По ходу стихотворения Джонсон не преминул подчеркнуть и монаршее благоволение, которое Шекспиру оказывалось при жизни: «Так делали Элиза и Иаков»[162]
— и в этой строке, и в процитированном выше четверостишии из пролога к «Генриху V» имеется в виду один и тот же исторический фактор: когда писались эти стихи, «ренессансные принцы» и в самом деле наперебой вкладывали средства в драму как источник личного престижа. Под «сценами Европы» Джонсон, вероятно, подразумевает национальные традиции, действующие на территории всего континента, однако «сцены Европы» он поминает и в прямом смысле: ведь большинство европейских театров строились специально ради демонстрации технологической изощренности и культурного мастерства во славу венценосных меценатов.Пожалуй, наиболее влиятельным был театр династии Гонзага в Мантуе: там под покровительством герцога Винченцо в 1607 году — приблизительно в то же время, когда Шекспир трудился над «Периклом», — Монтеверди поставил своего «Орфея». При дворах ренессансной Италии как раз нарождались первые оперные театры (постановкам которых подражали придворные действа Англии — во многом благодаря усилиям неутомимого путешественника Иниго Джонса[163]
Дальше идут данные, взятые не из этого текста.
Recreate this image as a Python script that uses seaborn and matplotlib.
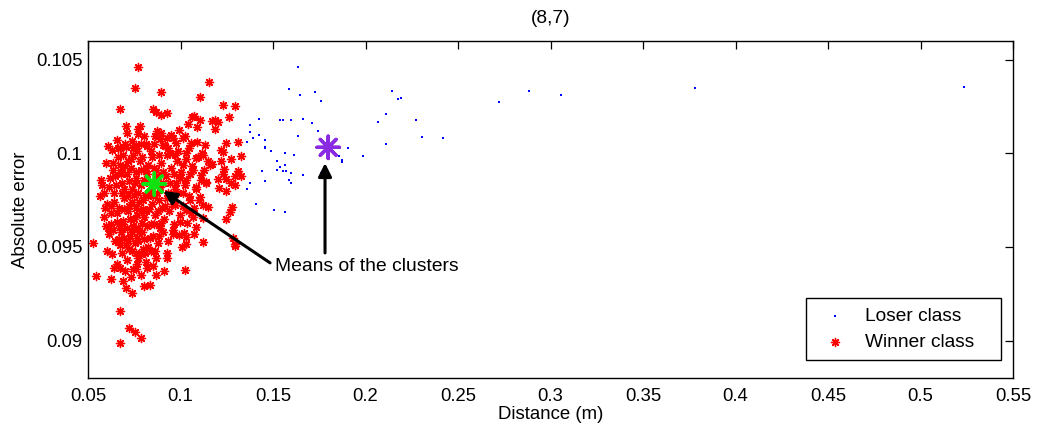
import matplotlib
matplotlib.use("Agg")
import matplotlib.pyplot as plt
import seaborn as sns
import pandas as pd

# ---------------- data ----------------
title = "(8,7)"
x_label = "Distance (m)"
y_label = "Absolute error"
x_ticks = [0.05, 0.1, 0.15, 0.2, 0.25, 0.3, 0.35, 0.4, 0.45, 0.5, 0.55]
x_tick_labels = ["0.05", "0.1", "0.15", "0.2", "0.25", "0.3", "0.35", "0.4", "0.45", "0.5", "0.55"]
y_ticks = [0.09, 0.095, 0.1, 0.105]
y_tick_labels = ["0.09", "0.095", "0.1", "0.105"]
x_limits = (0.05, 0.55)
y_limits = (0.0880, 0.1060)

class_names = ["Loser class", "Winner class"]

loser_points = [
    (0.1634, 0.10459), (0.1585, 0.10345), (0.1648, 0.10313), (0.1729, 0.10326),
    (0.1760, 0.10279), (0.1425, 0.10181), (0.1537, 0.10179), (0.1553, 0.10179),
    (0.1599, 0.10176), (0.1664, 0.10181), (0.1713, 0.10160), (0.1745, 0.10121),
    (0.1376, 0.10149), (0.1376, 0.10112), (0.1425, 0.10096), (0.1393, 0.10082),
    (0.1360, 0.10059), (0.1456, 0.10069), (0.1634, 0.10094), (0.1456, 0.10034),
    (0.1456, 0.10027), (0.1488, 0.10011), (0.1567, 0.10002), (0.1616, 0.09993),
    (0.1760, 0.10027), (0.1906, 0.10028), (0.1857, 0.09984), (0.1873, 0.09964),
    (0.1873, 0.09952), (0.1521, 0.09959), (0.1567, 0.09939), (0.1537, 0.09928),
    (0.1521, 0.09911), (0.1553, 0.09907), (0.1569, 0.09907), (0.1441, 0.09907),
    (0.1599, 0.09893), (0.1664, 0.09884), (0.1760, 0.09893), (0.1585, 0.09859),
    (0.1599, 0.09840), (0.1456, 0.09854), (0.1376, 0.09840), (0.1360, 0.09811),
    (0.1409, 0.09729), (0.1504, 0.09699), (0.1567, 0.09685), (0.2145, 0.10331),
    (0.2177, 0.10288), (0.2193, 0.10297), (0.2112, 0.10211), (0.2066, 0.10165),
    (0.2274, 0.10176), (0.2307, 0.10085), (0.2419, 0.10082), (0.2112, 0.10050),
    (0.1985, 0.09986), (0.2723, 0.10274), (0.2883, 0.10332), (0.3057, 0.10309),
    (0.3779, 0.10350), (0.5236, 0.10352),
]

winner_points = [
    # sparse upper part
    (0.0768, 0.10459), (0.0752, 0.10350), (0.0897, 0.10329), (0.1153, 0.10382),
    (0.1105, 0.10302), (0.1231, 0.10259), (0.1295, 0.10252), (0.0671, 0.10238),
    (0.0849, 0.10235), (0.0865, 0.10219), (0.0897, 0.10206), (0.0927, 0.10217),
    (0.1263, 0.10194), (0.1063, 0.10194), (0.1072, 0.10197), (0.1103, 0.10176),
    (0.1040, 0.10156), (0.1170, 0.10172), (0.1189, 0.10176), (0.1204, 0.10169),
    (0.1089, 0.10140), (0.1184, 0.10128), (0.0703, 0.10144), (0.0782, 0.10146),
    (0.0768, 0.10130), (0.0768, 0.10101), (0.0993, 0.10123), (0.1024, 0.10091),
    (0.0896, 0.10107), (0.0863, 0.10092), (0.0887, 0.10076), (0.0927, 0.10080),
    (0.0959, 0.10080), (0.1058, 0.10057), (0.1313, 0.10062), (0.1248, 0.10053),
    (0.1132, 0.10044), (0.0608, 0.10041), (0.0671, 0.10028), (0.0703, 0.10035),
    (0.0735, 0.10066), (0.0761, 0.10044), (0.0788, 0.10048), (0.0815, 0.10051),
    (0.0905, 0.10044), (0.0932, 0.10027), (0.0973, 0.10053), (0.1220, 0.10018),
    (0.1232, 0.10009),
    # right flank and left edge
    (0.0576, 0.09832), (0.0671, 0.09938), (0.0676, 0.09888), (0.1328, 0.09986),
    (0.1272, 0.09970), (0.1220, 0.09961), (0.1160, 0.09938), (0.1171, 0.09943),
    (0.1312, 0.09906), (0.1295, 0.09879), (0.1326, 0.09879), (0.1236, 0.09915),
    (0.1232, 0.09890), (0.1247, 0.09861), (0.1202, 0.09861), (0.1207, 0.09813),
    (0.1247, 0.09797), (0.1279, 0.09715), (0.1268, 0.09688), (0.1248, 0.09651),
    (0.1295, 0.09832), (0.1275, 0.09840), (0.1150, 0.09715), (0.1121, 0.09724),
    (0.0592, 0.09707), (0.0624, 0.09719), (0.0610, 0.09600), (0.0657, 0.09635),
    (0.0665, 0.09544), (0.0671, 0.09509), (0.0527, 0.09521), (0.0991, 0.09562),
    (0.1018, 0.09573), (0.1072, 0.09568), (0.1121, 0.09528), (0.1283, 0.09546),
    (0.1295, 0.09514),
    # lower tail
    (0.0545, 0.09347), (0.0624, 0.09328), (0.0640, 0.09386), (0.0671, 0.09386),
    (0.0687, 0.09319), (0.0705, 0.09280), (0.0735, 0.09253), (0.0800, 0.09290),
    (0.0833, 0.09299), (0.0865, 0.09352), (0.0910, 0.09370), (0.1024, 0.09377),
    (0.0928, 0.09466), (0.0928, 0.09443), (0.1009, 0.09498), (0.1031, 0.09516),
    (0.0671, 0.09160), (0.0719, 0.09066), (0.0754, 0.09048), (0.0784, 0.09016),
    (0.0671, 0.08989), (0.1297, 0.09505),
    # medium-density right part of the cloud
    (0.0968, 0.09991), (0.1031, 0.10000), (0.1085, 0.09973), (0.1121, 0.09991),
    (0.1013, 0.09938), (0.1067, 0.09911), (0.1112, 0.09884), (0.1031, 0.09858),
    (0.0977, 0.09840), (0.1085, 0.09822), (0.1139, 0.09848), (0.1013, 0.09787),
    (0.1049, 0.09751), (0.1103, 0.09768), (0.0968, 0.09724), (0.1031, 0.09697),
    (0.1067, 0.09662), (0.0995, 0.09635), (0.1121, 0.09653), (0.0959, 0.09591),
    (0.1031, 0.09555), (0.1085, 0.09608),
    # dense core
    (0.0655, 0.1007), (0.0712, 0.1011), (0.0745, 0.1003), (0.0801, 0.1009),
    (0.0838, 0.1001), (0.0873, 0.1012), (0.0915, 0.1004), (0.0948, 0.1010),
    (0.0987, 0.1001), (0.1012, 0.1008), (0.1046, 0.1003), (0.1088, 0.1006),
    (0.1117, 0.1000), (0.0627, 0.1002), (0.0689, 0.0999),
    (0.0598, 0.0995), (0.0633, 0.0991), (0.0664, 0.0998), (0.0702, 0.0993),
    (0.0731, 0.0997), (0.0758, 0.0990), (0.0779, 0.0996), (0.0812, 0.0992),
    (0.0845, 0.0998), (0.0869, 0.0991), (0.0897, 0.0995), (0.0928, 0.0999),
    (0.0951, 0.0992), (0.0979, 0.0996), (0.1003, 0.0990), (0.1031, 0.0997),
    (0.1064, 0.0993), (0.1097, 0.0998), (0.1126, 0.0991), (0.1150, 0.0996),
    (0.0743, 0.0999), (0.0826, 0.0994),
    (0.0571, 0.0986), (0.0612, 0.0982), (0.0647, 0.0988), (0.0681, 0.0984),
    (0.0709, 0.0989), (0.0736, 0.0981), (0.0761, 0.0987), (0.0789, 0.0983),
    (0.0817, 0.0989), (0.0841, 0.0980), (0.0866, 0.0986), (0.0889, 0.0982),
    (0.0919, 0.0988), (0.0943, 0.0984), (0.0971, 0.0981), (0.0996, 0.0987),
    (0.1025, 0.0983), (0.1053, 0.0989), (0.1082, 0.0981), (0.1109, 0.0986),
    (0.1138, 0.0984), (0.0724, 0.0985), (0.0803, 0.0986), (0.0877, 0.0988),
    (0.0566, 0.0977), (0.0604, 0.0973), (0.0638, 0.0979), (0.0669, 0.0971),
    (0.0697, 0.0976), (0.0721, 0.0972), (0.0748, 0.0978), (0.0774, 0.0974),
    (0.0796, 0.0970), (0.0822, 0.0977), (0.0848, 0.0973), (0.0871, 0.0979),
    (0.0899, 0.0971), (0.0926, 0.0976), (0.0957, 0.0973), (0.0985, 0.0979),
    (0.1016, 0.0972), (0.1044, 0.0977), (0.1071, 0.0971), (0.1102, 0.0975),
    (0.0683, 0.0979), (0.0759, 0.0971), (0.0834, 0.0979),
    (0.0589, 0.0966), (0.0626, 0.0962), (0.0655, 0.0968), (0.0688, 0.0964),
    (0.0714, 0.0969), (0.0741, 0.0961), (0.0766, 0.0967), (0.0791, 0.0963),
    (0.0815, 0.0969), (0.0839, 0.0962), (0.0862, 0.0967), (0.0888, 0.0960),
    (0.0913, 0.0965), (0.0938, 0.0969), (0.0966, 0.0962), (0.0998, 0.0967),
    (0.1033, 0.0963), (0.1059, 0.0968), (0.0729, 0.0965), (0.0805, 0.0966),
    (0.0616, 0.0957), (0.0648, 0.0953), (0.0677, 0.0958), (0.0703, 0.0951),
    (0.0727, 0.0956), (0.0752, 0.0952), (0.0778, 0.0958), (0.0801, 0.0954),
    (0.0826, 0.0950), (0.0852, 0.0956), (0.0878, 0.0952), (0.0903, 0.0958),
    (0.0934, 0.0953), (0.0961, 0.0957), (0.0693, 0.0955), (0.0764, 0.0955),
    (0.0684, 0.0947), (0.0712, 0.0943), (0.0738, 0.0948), (0.0763, 0.0941),
    (0.0787, 0.0946), (0.0813, 0.0942), (0.0841, 0.0948), (0.0869, 0.0944),
    (0.0722, 0.0949), (0.0796, 0.0949),
    (0.0701, 0.0937), (0.0732, 0.0934), (0.0758, 0.0938), (0.0784, 0.0935),
    (0.0617, 0.0987), (0.0652, 0.0983), (0.0676, 0.0990), (0.0694, 0.0981),
    (0.0717, 0.0978), (0.0733, 0.0992), (0.0752, 0.0984), (0.0770, 0.0979),
    (0.0785, 0.0991), (0.0808, 0.0978), (0.0829, 0.0984), (0.0853, 0.0977),
    (0.0858, 0.0992), (0.0881, 0.0975), (0.0906, 0.0984), (0.0933, 0.0979),
    (0.0622, 0.0968), (0.0641, 0.0974), (0.0672, 0.0961), (0.0695, 0.0970),
    (0.0708, 0.0960), (0.0735, 0.0974), (0.0747, 0.0965), (0.0771, 0.0960),
    (0.0784, 0.0969), (0.0799, 0.0975), (0.0818, 0.0961), (0.0831, 0.0970),
    (0.0857, 0.0962), (0.0876, 0.0969), (0.0894, 0.0963), (0.0918, 0.0972),
    (0.0636, 0.0959), (0.0662, 0.0953), (0.0681, 0.0962), (0.0715, 0.0953),
    (0.0739, 0.0958), (0.0757, 0.0947), (0.0772, 0.0953), (0.0793, 0.0958),
    (0.0809, 0.0947), (0.0833, 0.0955), (0.0861, 0.0948), (0.0884, 0.0956),
    (0.0637, 0.0995), (0.0661, 0.1003), (0.0698, 0.1005), (0.0718, 0.0996),
    (0.0766, 0.1001), (0.0792, 0.0998), (0.0819, 0.1004), (0.0856, 0.1005),
    (0.0883, 0.0999), (0.0907, 0.0990), (0.0942, 0.1000), (0.0963, 0.0989),
    (0.0588, 0.0979), (0.0595, 0.0961), (0.0603, 0.0948), (0.0628, 0.0946),
    (0.0657, 0.0941), (0.0745, 0.0938), (0.0772, 0.0944), (0.0821, 0.0939),
    (0.0851, 0.0940),
]

winner_mean = (0.0858, 0.09836)
loser_mean = (0.1798, 0.10032)

annotation_text = "Means of the clusters"
annotation_pos = (0.1512, 0.09394)
arrow_to_winner = ((0.1484, 0.09415), (0.0907, 0.09799))   # (tail, head)
arrow_to_loser = ((0.1781, 0.09468), (0.1781, 0.09948))

# ---------------- frames ----------------
loser_df = pd.DataFrame(loser_points, columns=["distance", "error"])
winner_df = pd.DataFrame(winner_points, columns=["distance", "error"])
means_df = pd.DataFrame({
    "distance": [winner_mean[0], loser_mean[0]],
    "error": [winner_mean[1], loser_mean[1]],
    "which": ["winner", "loser"],
})

# ---------------- style ----------------
sns.set_theme(style="white")
plt.rcParams["font.family"] = ["Liberation Sans", "DejaVu Sans"]
plt.rcParams["axes.edgecolor"] = "black"
plt.rcParams["axes.linewidth"] = 1.0
plt.rcParams["text.color"] = "black"
plt.rcParams["axes.labelcolor"] = "black"
plt.rcParams["xtick.color"] = "black"
plt.rcParams["ytick.color"] = "black"

fig, ax = plt.subplots(figsize=(10.38, 4.30), dpi=100)
fig.subplots_adjust(left=0.0848, right=0.976, top=0.9047, bottom=0.1209)

star = (8, 2, 0)

sns.scatterplot(data=loser_df, x="distance", y="error", marker="s", s=4.5,
                color="#0000ff", linewidth=0, label=class_names[0], ax=ax, zorder=3)
sns.scatterplot(data=winner_df, x="distance", y="error", marker=star, s=34,
                color="#ff0000", linewidth=1.0, label=class_names[1], ax=ax, zorder=2)
sns.scatterplot(data=means_df, x="distance", y="error", hue="which",
                palette={"winner": "#11e011", "loser": "#8a2be2"},
                marker=star, s=260, linewidth=2.4, legend=False, ax=ax, zorder=4)

for (tail, head) in (arrow_to_winner, arrow_to_loser):
    ax.annotate("", xy=head, xytext=tail,
                arrowprops=dict(arrowstyle="-|>", color="black", lw=2.2,
                                mutation_scale=20, shrinkA=0, shrinkB=0),
                zorder=5)
ax.text(annotation_pos[0], annotation_pos[1], annotation_text, ha="left", va="center",
        fontsize=13.9, color="black", zorder=6)

ax.set_xlim(*x_limits)
ax.set_ylim(*y_limits)
ax.set_xticks(x_ticks, x_tick_labels)
ax.set_yticks(y_ticks, y_tick_labels)
ax.tick_params(axis="both", which="both", direction="in", length=6, width=0.9,
               top=True, right=True, labelsize=13.3, colors="black")
ax.tick_params(axis="x", pad=7)
ax.tick_params(axis="y", pad=4)
ax.set_xlabel(x_label, fontsize=13.4, labelpad=1)
ax.set_ylabel(y_label, fontsize=13.4, labelpad=5)
ax.set_title(title, fontsize=13.8, pad=13)
for sp in ax.spines.values():
    sp.set_color("black")
    sp.set_linewidth(1.0)

leg = ax.legend(loc="lower left", bbox_to_anchor=(0.776, 0.053, 0.211, 0.1),
                mode="expand", borderaxespad=0,
                frameon=True, fancybox=False, edgecolor="black", framealpha=1,
                fontsize=13.8, handletextpad=0.6, borderpad=0.5, labelspacing=0.4,
                markerscale=1.0)
leg.get_frame().set_linewidth(1.0)

fig.savefig("out.png", dpi=100)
), далекие от публичных коммерческих театров, для которых творил Шекспир. Задуманные так, чтобы каждая деталь спектакля находилась под полным художественным и техническим контролем устроителей, эти барочные театры, едва миновала мода на выводящих бесконечные рулады ряженых богов, оказались пригодны для потреб буржуазного реализма — они скорее подходили Гольдони и Мольеру, нежели Шекспиру. Наводит на размышление и тот факт, что после декрета Людовика XIV об основании в 1680 году «Комеди франсез» (труппа Мольера стала первым в Европе национальным театром), ее актеры еще много лет играли во дворце «Тюильри».Не таково было королевское покровительство, оказываемое Шекспиру: хотя король Иаков и принял под свое крыло шекспировских актеров, объявив их «Слугами короля», и не жалел алой материи, дабы те участвовали в качестве статистов в королевских процессиях, он не строил и не содержал ни «Глобус», ни «Блэкфрайерс». Британские правители эпохи Возрождения были скрягами в сравнении с их итальянскими или французскими коллегами. В «Буре» Шекспир, видимо, нафантазировал себе технически продвинутого итальянского герцога, который может поставить оперу с обилием спецэффектов, дабы развлечь свою дочь и ее жениха, но повседневная жизнь шекспировской труппы, не считая редкого участия в придворных маскарадах, скорее походила на жизнь актеров «Мышеловки» в «Гамлете».
Когда же Стюарты все-таки поддержали образование опероподобных барочных театров в Лондоне, то сделали это не ради представлений как таковых, а ради искусственно созданной конкуренции — дуополии: два новых эксклюзивных театральных заведения должны были стать исключительно прибыльными (труппа самого Шекспира формально считалась королевской с 1603-го и после гражданских войн[164]
).Тем самым, имелось два Королевских театра[165]
, но они не были «национальными» в том же смысле, что «Комеди франсез». Вплоть до середины XIX века «Друри-Лейн» и «Ковент-Гарден» — два «патентованных» королевских театра — вели непрерывную борьбу за коммерческий успех, постоянно снижая общий знаменатель публичного вкуса и повсеместно считаясь национальным позором и унижением для Шекспира. Во всей остальной Европе придворные театры со временем видоизменились, став национальными и государственными в пределах республик и конституционных монархий. Однако Королевским театрам Британии было суждено стать камнем преткновения, разрушить который был призван национальный театр.Нельзя сказать, что театр «Друри-Лейн» всегда был недостоин называться храмом национальной драмы. Конечно, был один ключевой период, когда его воспринимали как посмертный дом Шекспира, но не благодаря номинальному покровительству Ганноверских королей[166]
, а исключительно благодаря стараниям некоего актера-антрепренера, который на самом деле этой опеки бежал. Автором совсем другого подхода к идее истинно национального театра Великобритании (лежащего в основе всех дальнейших попыток такого рода), стал тот, чьи впечатляющие рекламные кампании до сих пор эхом отдаются в Лондоне и Стратфорде. Согласно этому подходу, национальная драма — выражение единственно верной театральной традиции, и, чтобы быть «поистине» национальным, театру необходимо стать профессиональной базой для Того, Кто эту традицию символизирует.